In the 1950s-1970s there were no alternatives so everybody used check chains and employed conventional dog training techniques. Owners who like me chose much later in life to use different equipment and methods have discovered the changed philosophy and strategies to be more effective than commands and compulsion. We have also found them easier, more efficient and enjoyable at both ends of the lead. We have welcomed the accelerated learning curve when our current dogs have learned in ten minutes or less what our previous dogs learned in ten days or more and have done so because they wanted to and not because they had to.

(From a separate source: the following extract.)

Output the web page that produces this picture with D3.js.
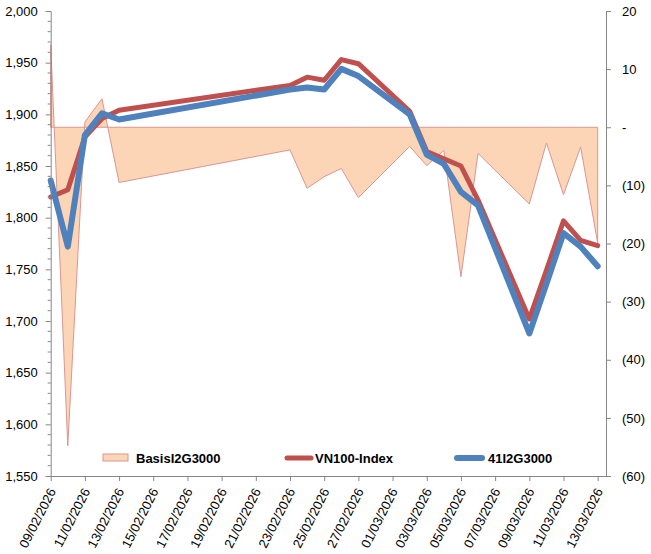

Open discussion, for example via further articles to 'Dog World', absolutely needs to continue. If people understand the theory of animal learning and the pros and cons of alternative training methods they can make informed decisions as to which techniques and equipment to use. Positive reinforcement training may very well never be everybody's cup of tea; but I sense, and certainly hope that for the majority of animal trainers around the world it will increasingly and inevitably become their preferred choice.